Más allá de lo antibélico
El conflicto de Irak -una guerra poco convencional cuyas características hacen que en cierta forma elegir como centro a un escuadrón de desactivación de explosivos sea casi una elección lógica- ya ha servido de base de varias películas, algunas de ellas buenas, ninguna (hasta la llegada de Viviendo al límite) exitosa o particularmente memorable.
Siendo una guerra de escasísimo apoyo fuera de Estados Unidos, el punto de vista de Bigelow puede incomodar un poco, ya que los iraquíes son presentados casi en su totalidad como seres incomprensibles y crueles -hay una escena de gran dureza relacionada con un niño (con su cadáver) convertido en bomba- que hostilizan en forma relativamente cobarde a los, en definitiva, valientes soldados yanquis.
Sin embargo, la película está lejísimos de ser un ditirambo en honor a la ocupación estadounidense o una justificación de ésta. De hecho es -en términos macro o programáticos- completamente apolítica; todas sus acciones transcurren en el 2004, con Irak ya ocupado, y no se hace preguntas acerca de la pertinencia de que Estados Unidos permanezca allí, solamente sobre permanecer vivo. Por otra parte, la distancia entre los soldados y su empobrecido entorno es tan gigantesca y su fatalismo es tan poco entusiasta que habría que hacer mucha fuerza para considerar la película una pieza de propaganda pro invasión. Viviendo al límite, más que una película pro o antibélica, es una película sobre la adicción a la adrenalina y al propio talento.

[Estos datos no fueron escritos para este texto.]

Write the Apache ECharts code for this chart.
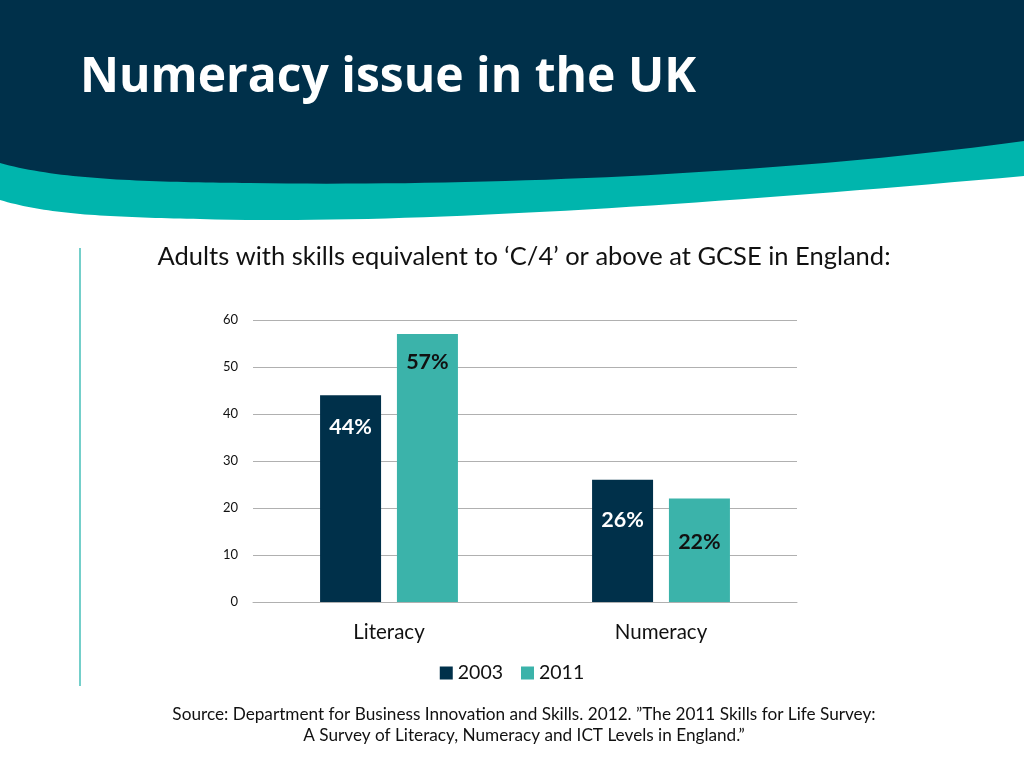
<!DOCTYPE html>
<html>
<head>
<meta charset="utf-8">
<style>
html,body{margin:0;padding:0;background:#fff;}
#chart{width:1024px;height:768px;}
</style>
<script src="https://cdn.jsdelivr.net/npm/echarts@6/dist/echarts.min.js"></script>
</head>
<body>
<div id="chart"></div>
<script>
const categories = ['Literacy', 'Numeracy'];
const seriesNames = ['2003', '2011'];
const values2003 = [44, 26];
const values2011 = [57, 22];
const yTicks = [0, 10, 20, 30, 40, 50, 60];

const titleText = 'Numeracy issue in the UK';
const subtitleText = 'Adults with skills equivalent to ‘C/4’ or above at GCSE in England:';
const sourceLines = ['Source: Department for Business Innovation and Skills. 2012. ”The 2011 Skills for Life Survey:',
                     'A Survey of Literacy, Numeracy and ICT Levels in England.”'];

const labelOffsets2003 = [16, 24];
const labelOffsets2011 = [12, 27];

const navy = '#00304A';
const teal = '#00B5AD';
const bar2011 = '#3BB3AA';

function makeData(vals, offs) {
  return vals.map((v, i) => ({ value: v, label: { distance: 5 + offs[i] } }));
}

// decorative header shapes: cubic bezier segments sampled into polygon outlines
function cubic(p0, p1, p2, p3, n) {
  const pts = [];
  for (let i = 0; i <= n; i++) {
    const t = i / n, u = 1 - t;
    pts.push([
      u*u*u*p0[0] + 3*u*u*t*p1[0] + 3*u*t*t*p2[0] + t*t*t*p3[0],
      u*u*u*p0[1] + 3*u*u*t*p1[1] + 3*u*t*t*p2[1] + t*t*t*p3[1]
    ]);
  }
  return pts;
}
function wave(segs) {
  let pts = [[0, 0], [1024, 0]];
  segs.forEach(s => { pts = pts.concat(cubic(s[0], s[1], s[2], s[3], 40)); });
  return pts;
}
const tealShape = wave([
  [[1024, 176], [700, 205], [400, 225], [200, 219]],
  [[200, 219], [110, 217], [50, 215], [0, 200]]
]);
const navyShape = wave([
  [[1024, 141], [800, 172], [500, 187], [250, 183]],
  [[250, 183], [150, 182], [60, 180], [0, 163]]
]);

const chart = echarts.init(document.getElementById('chart'), null, { renderer: 'canvas' });
chart.setOption({
  animation: false,
  textStyle: { fontFamily: 'Lato' },
  graphic: [
    { type: 'polygon', z: -10, shape: { points: tealShape }, style: { fill: teal } },
    { type: 'polygon', z: -9, shape: { points: navyShape }, style: { fill: navy } },
    { type: 'text', x: 80, y: 78, style: { text: titleText, fill: '#ffffff', font: '700 48px "Open Sans"', verticalAlign: 'middle' } },
    { type: 'rect', shape: { x: 79, y: 248, width: 2, height: 438 }, style: { fill: '#74CFCA' } },
    { type: 'text', x: 524, y: 257, style: { text: subtitleText, fill: '#111', font: '25.5px Lato', align: 'center', verticalAlign: 'middle' } },
    { type: 'text', x: 524, y: 714, style: { text: sourceLines[0], fill: '#111', font: '17.2px Lato', align: 'center', verticalAlign: 'middle' } },
    { type: 'text', x: 524, y: 735, style: { text: sourceLines[1], fill: '#111', font: '17.2px Lato', align: 'center', verticalAlign: 'middle' } }
  ],
  grid: { left: 253, right: 227, top: 320, bottom: 166, containLabel: false },
  legend: {
    data: seriesNames,
    top: 658,
    left: 'center',
    icon: 'rect',
    itemWidth: 13,
    itemHeight: 13,
    itemGap: 18,
    textStyle: { fontSize: 19.5, color: '#111', fontFamily: 'Lato' }
  },
  xAxis: {
    type: 'category',
    data: categories,
    axisLine: { show: true, lineStyle: { color: '#b0b0b0', width: 1 } },
    axisTick: { show: false },
    axisLabel: { fontSize: 20.5, color: '#111', margin: 20, fontFamily: 'Lato' }
  },
  yAxis: {
    type: 'value',
    min: yTicks[0],
    max: yTicks[yTicks.length - 1],
    interval: 10,
    axisLine: { show: false },
    axisTick: { show: false },
    axisLabel: { fontSize: 13, color: '#111', margin: 15, fontFamily: 'Lato' },
    splitLine: { lineStyle: { color: '#b0b0b0', width: 1 } }
  },
  series: [
    {
      name: seriesNames[0], type: 'bar', data: makeData(values2003, labelOffsets2003),
      barWidth: 61, barGap: '26%',
      itemStyle: { color: navy },
      label: { show: true, position: 'insideTop', formatter: '{c}%', color: '#ffffff', fontSize: 21.5, fontWeight: 'bold', fontFamily: 'Lato' }
    },
    {
      name: seriesNames[1], type: 'bar', data: makeData(values2011, labelOffsets2011),
      barWidth: 61,
      itemStyle: { color: bar2011 },
      label: { show: true, position: 'insideTop', formatter: '{c}%', color: '#111111', fontSize: 21.5, fontWeight: 'bold', fontFamily: 'Lato' }
    }
  ]
});
</script>
</body>
</html>
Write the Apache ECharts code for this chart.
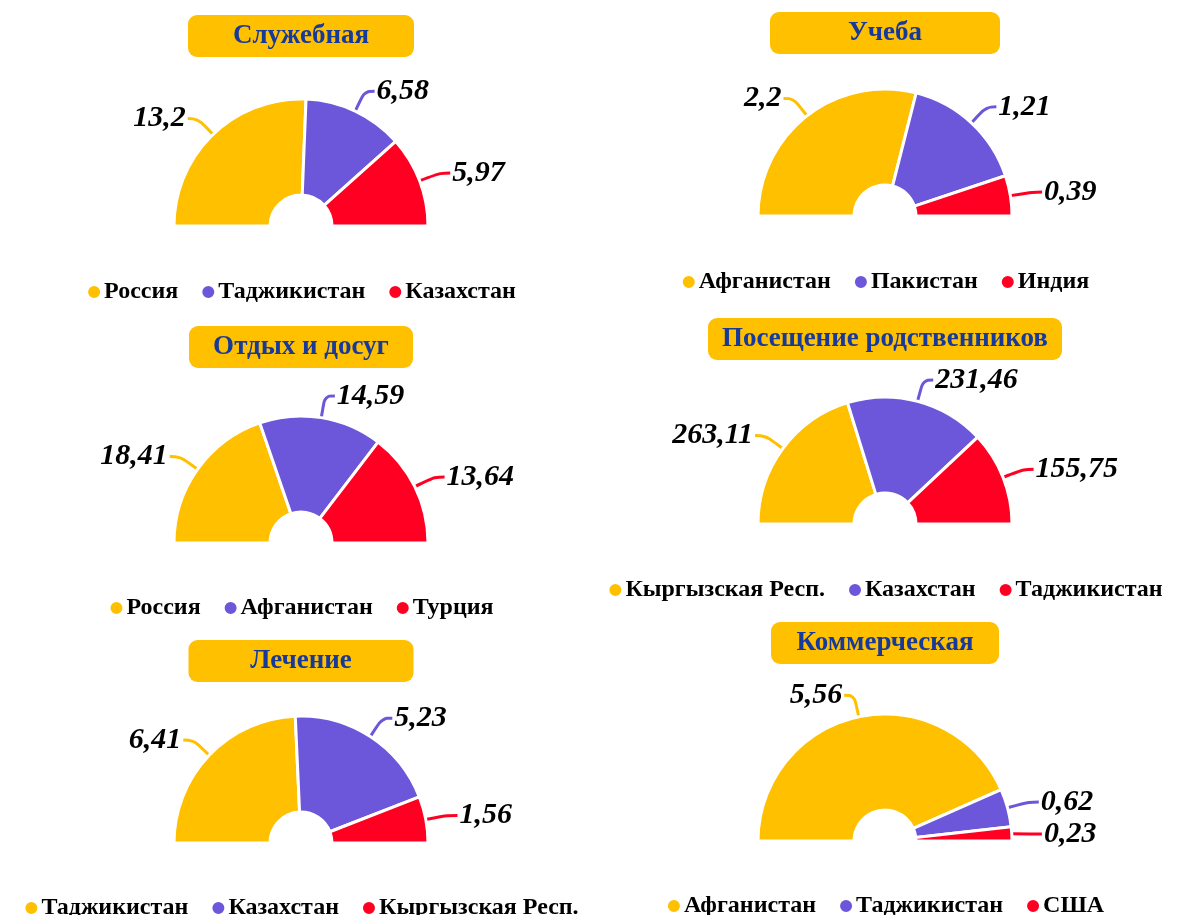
<!DOCTYPE html>
<html>
<head>
<meta charset="utf-8">
<script src="https://cdn.jsdelivr.net/npm/echarts@6/dist/echarts.min.js"></script>
<style>
  html, body { margin: 0; padding: 0; background: #fff; overflow: hidden; }
  .panel { position: absolute; }
</style>
</head>
<body>
<script>
// названия блоков
var titles = ['Служебная', 'Учеба', 'Отдых и досуг', 'Посещение родственников', 'Лечение', 'Коммерческая'];

// страны по блокам
var names1 = ['Россия', 'Таджикистан', 'Казахстан'];
var names2 = ['Афганистан', 'Пакистан', 'Индия'];
var names3 = ['Россия', 'Афганистан', 'Турция'];
var names4 = ['Кыргызская Респ.', 'Казахстан', 'Таджикистан'];
var names5 = ['Таджикистан', 'Казахстан', 'Кыргызская Респ.'];
var names6 = ['Афганистан', 'Таджикистан', 'США'];

// значения
var values1 = [13.2, 6.58, 5.97];
var values2 = [2.2, 1.21, 0.39];
var values3 = [18.41, 14.59, 13.64];
var values4 = [263.11, 231.46, 155.75];
var values5 = [6.41, 5.23, 1.56];
var values6 = [5.56, 0.62, 0.23];

var allNames = [names1, names2, names3, names4, names5, names6];
var allValues = [values1, values2, values3, values4, values5, values6];

var colors = ['#FFC000', '#6C56DA', '#FF0022'];
var font = '"Liberation Serif", "Times New Roman", serif';

// расположение блоков: div + (в абсолютных координатах) центр, заголовок, легенда
var layout = [
    { left: 0,   top: 0,   w: 602, h: 320, cy: 226, titleTop: 15,  titleW: 226, legendY: 289 },
    { left: 590, top: 0,   w: 590, h: 320, cy: 216, titleTop: 12,  titleW: 230, legendY: 279 },
    { left: 0,   top: 305, w: 602, h: 325, cy: 543, titleTop: 326, titleW: 224, legendY: 605 },
    { left: 590, top: 305, w: 590, h: 325, cy: 524, titleTop: 318, titleW: 354, legendY: 587 },
    { left: 0,   top: 615, w: 602, h: 300, cy: 843, titleTop: 640, titleW: 225, legendY: 905 },
    { left: 590, top: 615, w: 590, h: 300, cy: 841, titleTop: 622, titleW: 228, legendY: 903 }
];

function buildOption(i) {
    var L = layout[i];
    var names = allNames[i];
    var values = allValues[i];
    var data = [];
    for (var k = 0; k < names.length; k++) {
        data.push({ name: names[k], value: values[k] });
    }
    return {
        color: colors,
        animation: false,
        title: {
            text: '{box|' + titles[i] + '}',
            left: 'center',
            top: L.titleTop - L.top,
            padding: 0,
            textStyle: {
                rich: {
                    box: {
                        width: L.titleW,
                        height: 42,
                        lineHeight: 42,
                        align: 'center',
                        backgroundColor: '#FFC000',
                        borderRadius: 9,
                        color: '#17399A',
                        fontSize: 27,
                        fontWeight: 'bold',
                        fontFamily: font
                    }
                }
            }
        },
        legend: {
            data: names,
            left: 'center',
            top: L.legendY - L.top - 14,
            icon: 'circle',
            itemWidth: 14,
            itemHeight: 14,
            itemGap: 22,
            textStyle: {
                color: '#000',
                fontSize: 24,
                fontWeight: 'bold',
                fontFamily: font,
                padding: [0, 0, 0, -2]
            }
        },
        series: [{
            type: 'pie',
            center: ['50%', L.cy - L.top],
            radius: [31, 127],
            startAngle: 180,
            endAngle: 360,
            data: data,
            itemStyle: { borderColor: '#fff', borderWidth: 3 },
            label: {
                show: true,
                position: 'outside',
                formatter: function (p) { return String(p.value).replace('.', ','); },
                color: '#000',
                fontSize: 30,
                fontStyle: 'italic',
                fontWeight: 'bold',
                fontFamily: font,
                distanceToLabelLine: 2
            },
            labelLine: {
                show: true,
                length: 22,
                length2: 10,
                smooth: 0.4,
                lineStyle: { width: 3 }
            },
            emphasis: { disabled: true }
        }]
    };
}

for (var i = 0; i < layout.length; i++) {
    var L = layout[i];
    var div = document.createElement('div');
    div.className = 'panel';
    div.style.left = L.left + 'px';
    div.style.top = L.top + 'px';
    div.style.width = L.w + 'px';
    div.style.height = L.h + 'px';
    document.body.appendChild(div);
    var chart = echarts.init(div);
    chart.setOption(buildOption(i));
}
</script>
</body>
</html>
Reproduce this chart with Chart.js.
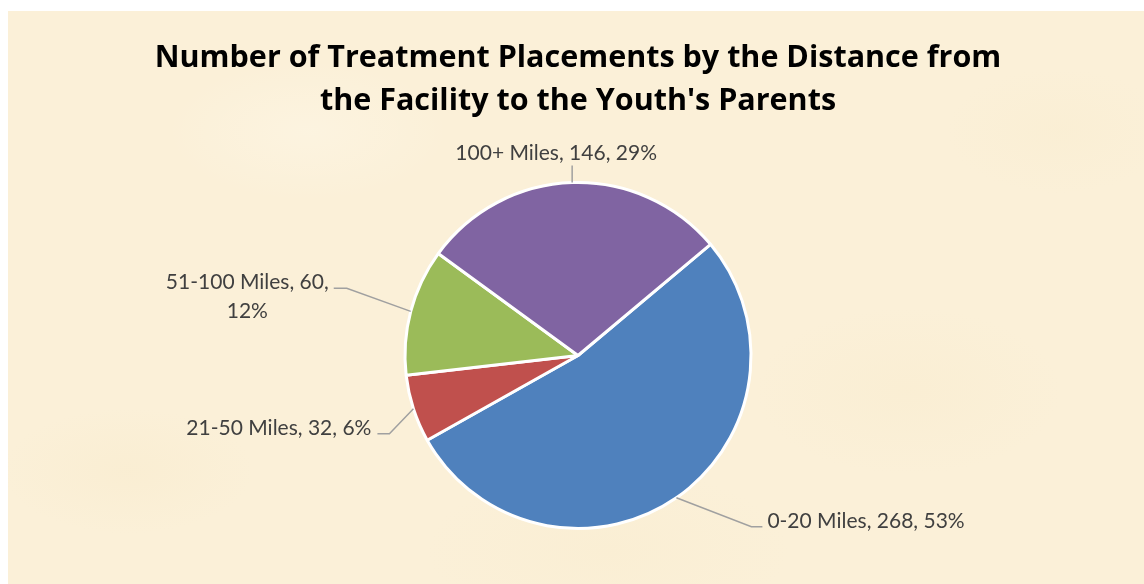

Al recibir, hace poco, el Globo de Oro a Mejor Director por Avatar, James Cameron dijo -en lo que fue interpretado como un gesto de galantería hacia su ex pareja- que pensaba que Bigelow lo iba a ganar.
Posiblemente haya sido un raro momento de autocrítica, porque mientras que Avatar representa mejor que nada la conversión del cine en circo de sensaciones, Viviendo al límite es la terca persistencia de lo que entendíamos como cine hasta ahora.